## WHAT YOU SHOULD DO:
It is required that the lines from the top of the listing through the line with "shapes = []" be reproduced exactly, excluding pictures.

---- SOURCE DATA

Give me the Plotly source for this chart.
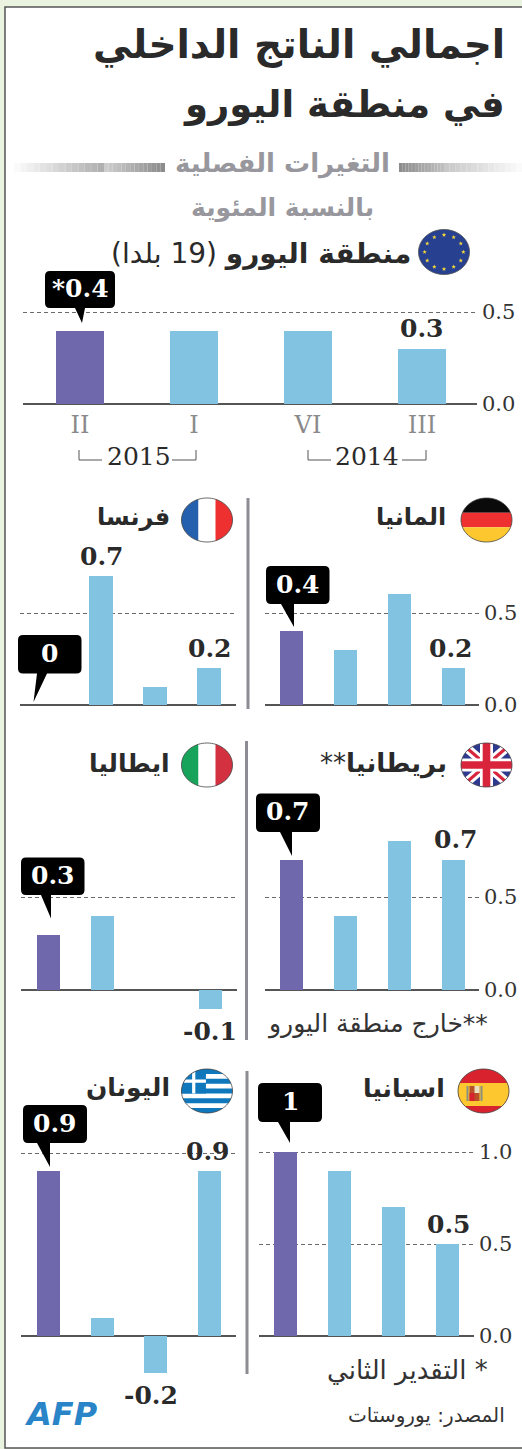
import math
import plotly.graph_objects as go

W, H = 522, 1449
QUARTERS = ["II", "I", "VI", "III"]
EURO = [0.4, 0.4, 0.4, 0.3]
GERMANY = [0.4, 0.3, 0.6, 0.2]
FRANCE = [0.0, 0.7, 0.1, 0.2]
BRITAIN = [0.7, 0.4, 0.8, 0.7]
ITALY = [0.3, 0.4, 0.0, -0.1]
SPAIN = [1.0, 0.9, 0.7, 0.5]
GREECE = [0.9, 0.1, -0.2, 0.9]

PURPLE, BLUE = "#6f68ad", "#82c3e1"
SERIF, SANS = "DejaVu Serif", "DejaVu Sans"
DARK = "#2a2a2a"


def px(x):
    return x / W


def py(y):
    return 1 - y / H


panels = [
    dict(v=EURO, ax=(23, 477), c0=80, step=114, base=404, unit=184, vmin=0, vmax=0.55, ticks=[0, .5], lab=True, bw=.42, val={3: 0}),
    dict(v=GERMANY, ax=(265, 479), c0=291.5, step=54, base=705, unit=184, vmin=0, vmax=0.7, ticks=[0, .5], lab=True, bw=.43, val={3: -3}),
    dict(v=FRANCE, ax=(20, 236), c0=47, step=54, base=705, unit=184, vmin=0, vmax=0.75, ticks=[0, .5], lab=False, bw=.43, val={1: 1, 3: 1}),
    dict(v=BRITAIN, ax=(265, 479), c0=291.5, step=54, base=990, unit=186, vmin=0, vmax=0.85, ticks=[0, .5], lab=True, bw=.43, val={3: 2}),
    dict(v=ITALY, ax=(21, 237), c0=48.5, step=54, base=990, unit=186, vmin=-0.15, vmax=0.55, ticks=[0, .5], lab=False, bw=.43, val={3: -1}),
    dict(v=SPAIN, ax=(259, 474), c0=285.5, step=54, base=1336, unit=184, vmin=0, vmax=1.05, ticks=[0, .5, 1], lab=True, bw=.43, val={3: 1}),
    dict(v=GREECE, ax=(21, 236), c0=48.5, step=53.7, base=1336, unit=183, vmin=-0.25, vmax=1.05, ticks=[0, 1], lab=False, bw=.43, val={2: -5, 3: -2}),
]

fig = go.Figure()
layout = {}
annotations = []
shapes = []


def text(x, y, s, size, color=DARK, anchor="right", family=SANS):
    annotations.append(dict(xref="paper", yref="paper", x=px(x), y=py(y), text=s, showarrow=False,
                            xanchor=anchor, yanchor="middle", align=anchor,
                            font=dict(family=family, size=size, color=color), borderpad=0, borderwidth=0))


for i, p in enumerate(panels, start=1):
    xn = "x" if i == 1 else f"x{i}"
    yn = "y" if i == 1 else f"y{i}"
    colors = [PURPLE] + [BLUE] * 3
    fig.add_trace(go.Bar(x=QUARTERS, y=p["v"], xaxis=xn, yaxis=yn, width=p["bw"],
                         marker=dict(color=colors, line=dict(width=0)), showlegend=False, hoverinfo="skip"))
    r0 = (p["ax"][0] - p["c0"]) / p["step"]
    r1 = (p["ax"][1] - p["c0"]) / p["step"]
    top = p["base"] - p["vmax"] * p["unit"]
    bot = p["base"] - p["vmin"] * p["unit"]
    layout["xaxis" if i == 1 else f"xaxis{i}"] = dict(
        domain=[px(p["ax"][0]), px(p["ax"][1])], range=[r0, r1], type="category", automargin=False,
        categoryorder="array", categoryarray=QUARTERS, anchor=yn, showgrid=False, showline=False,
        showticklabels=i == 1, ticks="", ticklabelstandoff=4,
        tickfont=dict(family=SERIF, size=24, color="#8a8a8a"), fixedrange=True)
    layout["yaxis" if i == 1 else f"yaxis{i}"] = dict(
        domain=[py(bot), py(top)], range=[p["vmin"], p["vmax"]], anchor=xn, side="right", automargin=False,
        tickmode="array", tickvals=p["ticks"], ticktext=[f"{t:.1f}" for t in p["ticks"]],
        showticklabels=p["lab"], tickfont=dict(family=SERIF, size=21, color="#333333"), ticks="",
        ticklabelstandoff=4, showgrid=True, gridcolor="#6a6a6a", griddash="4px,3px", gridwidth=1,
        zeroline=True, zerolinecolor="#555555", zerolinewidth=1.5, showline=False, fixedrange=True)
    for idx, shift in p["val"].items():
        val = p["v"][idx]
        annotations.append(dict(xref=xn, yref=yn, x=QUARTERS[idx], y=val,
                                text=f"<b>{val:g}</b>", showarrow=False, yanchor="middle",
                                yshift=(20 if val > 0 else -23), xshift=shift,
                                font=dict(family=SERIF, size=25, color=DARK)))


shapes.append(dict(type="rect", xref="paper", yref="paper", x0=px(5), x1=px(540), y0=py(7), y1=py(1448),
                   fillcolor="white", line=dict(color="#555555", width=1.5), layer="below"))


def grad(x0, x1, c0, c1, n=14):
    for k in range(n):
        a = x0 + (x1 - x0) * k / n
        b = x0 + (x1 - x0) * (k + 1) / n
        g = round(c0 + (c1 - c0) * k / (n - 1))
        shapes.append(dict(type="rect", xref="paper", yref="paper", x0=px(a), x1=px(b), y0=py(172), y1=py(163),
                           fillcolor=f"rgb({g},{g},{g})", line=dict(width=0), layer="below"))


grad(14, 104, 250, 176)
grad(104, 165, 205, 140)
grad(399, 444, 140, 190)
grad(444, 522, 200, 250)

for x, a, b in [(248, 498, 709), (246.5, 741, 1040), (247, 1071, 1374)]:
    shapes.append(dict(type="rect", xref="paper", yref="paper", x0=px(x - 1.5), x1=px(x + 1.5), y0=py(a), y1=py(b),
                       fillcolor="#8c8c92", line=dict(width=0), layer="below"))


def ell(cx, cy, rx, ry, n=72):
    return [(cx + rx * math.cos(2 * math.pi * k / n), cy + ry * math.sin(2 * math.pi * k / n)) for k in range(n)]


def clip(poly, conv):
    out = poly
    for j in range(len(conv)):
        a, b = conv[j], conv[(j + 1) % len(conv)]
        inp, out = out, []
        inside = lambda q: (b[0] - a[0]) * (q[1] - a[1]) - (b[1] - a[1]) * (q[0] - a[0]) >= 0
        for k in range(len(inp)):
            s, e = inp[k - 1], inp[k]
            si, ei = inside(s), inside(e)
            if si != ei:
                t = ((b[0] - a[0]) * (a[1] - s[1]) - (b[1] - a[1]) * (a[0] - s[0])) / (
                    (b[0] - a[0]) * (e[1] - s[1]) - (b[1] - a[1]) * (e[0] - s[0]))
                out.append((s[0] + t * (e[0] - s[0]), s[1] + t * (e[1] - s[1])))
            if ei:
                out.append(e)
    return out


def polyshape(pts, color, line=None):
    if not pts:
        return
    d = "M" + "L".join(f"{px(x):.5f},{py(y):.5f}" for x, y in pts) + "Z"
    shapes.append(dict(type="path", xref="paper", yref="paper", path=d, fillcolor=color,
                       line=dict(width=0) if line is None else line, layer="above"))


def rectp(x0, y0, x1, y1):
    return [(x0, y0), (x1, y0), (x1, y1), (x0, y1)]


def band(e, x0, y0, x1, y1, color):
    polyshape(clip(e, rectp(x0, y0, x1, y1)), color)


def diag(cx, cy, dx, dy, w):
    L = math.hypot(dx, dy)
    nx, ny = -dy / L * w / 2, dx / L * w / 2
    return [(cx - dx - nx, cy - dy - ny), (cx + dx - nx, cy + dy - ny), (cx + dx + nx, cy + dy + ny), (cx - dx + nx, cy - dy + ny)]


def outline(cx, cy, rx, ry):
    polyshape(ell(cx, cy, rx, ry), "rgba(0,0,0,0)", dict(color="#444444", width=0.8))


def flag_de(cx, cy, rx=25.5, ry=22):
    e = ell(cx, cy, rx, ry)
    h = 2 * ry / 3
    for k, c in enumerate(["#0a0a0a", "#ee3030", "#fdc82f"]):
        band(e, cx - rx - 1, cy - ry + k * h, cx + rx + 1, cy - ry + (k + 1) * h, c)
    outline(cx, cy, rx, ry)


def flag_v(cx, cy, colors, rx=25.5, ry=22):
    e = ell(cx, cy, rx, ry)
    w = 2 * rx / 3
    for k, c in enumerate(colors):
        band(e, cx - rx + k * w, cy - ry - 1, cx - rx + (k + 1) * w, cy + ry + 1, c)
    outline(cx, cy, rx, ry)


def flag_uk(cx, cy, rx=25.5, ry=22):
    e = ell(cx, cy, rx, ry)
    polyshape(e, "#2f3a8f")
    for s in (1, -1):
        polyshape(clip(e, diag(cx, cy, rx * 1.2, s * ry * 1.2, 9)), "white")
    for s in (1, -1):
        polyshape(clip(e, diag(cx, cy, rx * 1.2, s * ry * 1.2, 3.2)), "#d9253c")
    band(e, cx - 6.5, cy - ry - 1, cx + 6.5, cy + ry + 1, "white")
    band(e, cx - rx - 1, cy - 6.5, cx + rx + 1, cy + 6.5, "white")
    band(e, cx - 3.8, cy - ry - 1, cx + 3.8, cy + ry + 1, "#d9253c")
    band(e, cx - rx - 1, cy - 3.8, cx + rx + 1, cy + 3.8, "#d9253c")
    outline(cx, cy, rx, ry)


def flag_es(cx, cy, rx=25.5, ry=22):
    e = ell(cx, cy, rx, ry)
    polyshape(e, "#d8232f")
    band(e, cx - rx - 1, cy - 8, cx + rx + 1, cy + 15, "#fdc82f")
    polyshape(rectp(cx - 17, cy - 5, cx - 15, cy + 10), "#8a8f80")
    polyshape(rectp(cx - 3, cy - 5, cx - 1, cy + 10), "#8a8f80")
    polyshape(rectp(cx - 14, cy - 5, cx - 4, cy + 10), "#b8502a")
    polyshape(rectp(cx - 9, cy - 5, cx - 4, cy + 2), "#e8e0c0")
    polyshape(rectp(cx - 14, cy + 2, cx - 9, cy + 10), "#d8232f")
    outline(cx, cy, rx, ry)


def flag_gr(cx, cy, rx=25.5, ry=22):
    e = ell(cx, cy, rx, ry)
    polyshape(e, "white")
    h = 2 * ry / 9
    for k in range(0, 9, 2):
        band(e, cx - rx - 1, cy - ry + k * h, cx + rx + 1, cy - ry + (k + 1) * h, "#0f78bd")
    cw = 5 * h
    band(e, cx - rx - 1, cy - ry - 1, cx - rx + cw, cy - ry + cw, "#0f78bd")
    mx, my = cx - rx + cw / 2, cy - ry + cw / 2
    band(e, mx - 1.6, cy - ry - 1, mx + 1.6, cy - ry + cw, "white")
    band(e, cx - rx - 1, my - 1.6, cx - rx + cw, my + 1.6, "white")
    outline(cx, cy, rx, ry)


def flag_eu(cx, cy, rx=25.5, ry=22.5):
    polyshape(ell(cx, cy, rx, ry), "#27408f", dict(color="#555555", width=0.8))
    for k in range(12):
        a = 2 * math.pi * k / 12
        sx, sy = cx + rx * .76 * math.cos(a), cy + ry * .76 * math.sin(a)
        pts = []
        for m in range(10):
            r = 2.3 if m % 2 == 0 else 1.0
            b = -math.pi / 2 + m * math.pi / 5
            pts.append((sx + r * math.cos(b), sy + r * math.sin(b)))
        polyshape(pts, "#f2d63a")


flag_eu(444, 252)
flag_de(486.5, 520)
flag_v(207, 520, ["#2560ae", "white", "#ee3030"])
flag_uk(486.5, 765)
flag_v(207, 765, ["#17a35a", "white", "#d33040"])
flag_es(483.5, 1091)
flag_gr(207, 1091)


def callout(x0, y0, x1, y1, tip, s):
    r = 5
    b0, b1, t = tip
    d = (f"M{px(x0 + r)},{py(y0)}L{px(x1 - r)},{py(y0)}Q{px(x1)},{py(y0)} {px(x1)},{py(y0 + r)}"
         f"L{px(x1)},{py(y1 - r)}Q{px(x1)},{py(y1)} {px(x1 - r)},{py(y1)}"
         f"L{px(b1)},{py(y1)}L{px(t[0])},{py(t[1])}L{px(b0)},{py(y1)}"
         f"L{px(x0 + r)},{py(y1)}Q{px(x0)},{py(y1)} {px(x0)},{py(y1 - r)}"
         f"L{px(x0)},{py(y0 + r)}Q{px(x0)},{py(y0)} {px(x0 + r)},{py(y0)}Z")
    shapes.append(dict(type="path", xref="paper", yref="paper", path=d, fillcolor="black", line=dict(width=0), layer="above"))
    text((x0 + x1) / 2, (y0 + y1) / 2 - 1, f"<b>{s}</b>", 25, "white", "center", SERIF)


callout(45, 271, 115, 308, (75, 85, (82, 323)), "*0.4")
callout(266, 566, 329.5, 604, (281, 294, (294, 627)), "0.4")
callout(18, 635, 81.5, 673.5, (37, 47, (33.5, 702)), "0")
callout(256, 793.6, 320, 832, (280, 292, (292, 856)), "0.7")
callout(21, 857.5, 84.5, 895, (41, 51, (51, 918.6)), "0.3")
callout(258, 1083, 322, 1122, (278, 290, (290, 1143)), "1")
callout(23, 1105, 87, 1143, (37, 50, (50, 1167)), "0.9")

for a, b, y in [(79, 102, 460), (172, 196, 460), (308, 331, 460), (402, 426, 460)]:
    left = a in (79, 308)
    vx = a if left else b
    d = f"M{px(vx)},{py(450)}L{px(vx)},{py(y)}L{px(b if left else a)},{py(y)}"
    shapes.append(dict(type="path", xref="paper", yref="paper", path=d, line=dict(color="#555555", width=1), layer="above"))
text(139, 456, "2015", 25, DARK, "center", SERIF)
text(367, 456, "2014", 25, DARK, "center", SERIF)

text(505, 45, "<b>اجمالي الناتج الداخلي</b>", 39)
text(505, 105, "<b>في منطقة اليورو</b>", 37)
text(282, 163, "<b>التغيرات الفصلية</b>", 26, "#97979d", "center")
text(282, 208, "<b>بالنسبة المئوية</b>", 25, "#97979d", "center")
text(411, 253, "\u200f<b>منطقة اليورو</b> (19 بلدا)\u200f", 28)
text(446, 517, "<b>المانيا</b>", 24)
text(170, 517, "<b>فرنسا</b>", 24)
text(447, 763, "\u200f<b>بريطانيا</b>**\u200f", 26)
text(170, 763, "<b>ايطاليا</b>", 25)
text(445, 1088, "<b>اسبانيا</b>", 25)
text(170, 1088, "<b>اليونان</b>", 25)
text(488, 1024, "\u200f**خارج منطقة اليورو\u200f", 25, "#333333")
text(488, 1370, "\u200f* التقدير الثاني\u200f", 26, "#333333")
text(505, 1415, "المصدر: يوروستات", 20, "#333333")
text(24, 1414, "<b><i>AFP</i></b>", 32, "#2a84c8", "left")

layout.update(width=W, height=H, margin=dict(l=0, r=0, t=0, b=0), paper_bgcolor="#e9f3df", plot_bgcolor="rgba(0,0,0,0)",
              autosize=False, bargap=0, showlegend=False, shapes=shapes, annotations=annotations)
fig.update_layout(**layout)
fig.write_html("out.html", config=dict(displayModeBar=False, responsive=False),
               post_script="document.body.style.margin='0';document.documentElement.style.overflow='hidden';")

--------

## THE COMPLETED TASK:
Give me the Plotly source for this chart.
import math
import plotly.graph_objects as go

W, H = 522, 1449
QUARTERS = ["II", "I", "VI", "III"]
EURO = [0.4, 0.4, 0.4, 0.3]
GERMANY = [0.4, 0.3, 0.6, 0.2]
FRANCE = [0.0, 0.7, 0.1, 0.2]
BRITAIN = [0.7, 0.4, 0.8, 0.7]
ITALY = [0.3, 0.4, 0.0, -0.1]
SPAIN = [1.0, 0.9, 0.7, 0.5]
GREECE = [0.9, 0.1, -0.2, 0.9]

PURPLE, BLUE = "#6f68ad", "#82c3e1"
SERIF, SANS = "DejaVu Serif", "DejaVu Sans"
DARK = "#2a2a2a"


def px(x):
    return x / W


def py(y):
    return 1 - y / H


panels = [
    dict(v=EURO, ax=(23, 477), c0=80, step=114, base=404, unit=184, vmin=0, vmax=0.55, ticks=[0, .5], lab=True, bw=.42, val={3: 0}),
    dict(v=GERMANY, ax=(265, 479), c0=291.5, step=54, base=705, unit=184, vmin=0, vmax=0.7, ticks=[0, .5], lab=True, bw=.43, val={3: -3}),
    dict(v=FRANCE, ax=(20, 236), c0=47, step=54, base=705, unit=184, vmin=0, vmax=0.75, ticks=[0, .5], lab=False, bw=.43, val={1: 1, 3: 1}),
    dict(v=BRITAIN, ax=(265, 479), c0=291.5, step=54, base=990, unit=186, vmin=0, vmax=0.85, ticks=[0, .5], lab=True, bw=.43, val={3: 2}),
    dict(v=ITALY, ax=(21, 237), c0=48.5, step=54, base=990, unit=186, vmin=-0.15, vmax=0.55, ticks=[0, .5], lab=False, bw=.43, val={3: -1}),
    dict(v=SPAIN, ax=(259, 474), c0=285.5, step=54, base=1336, unit=184, vmin=0, vmax=1.05, ticks=[0, .5, 1], lab=True, bw=.43, val={3: 1}),
    dict(v=GREECE, ax=(21, 236), c0=48.5, step=53.7, base=1336, unit=183, vmin=-0.25, vmax=1.05, ticks=[0, 1], lab=False, bw=.43, val={2: -5, 3: -2}),
]

fig = go.Figure()
layout = {}
annotations = []
shapes = []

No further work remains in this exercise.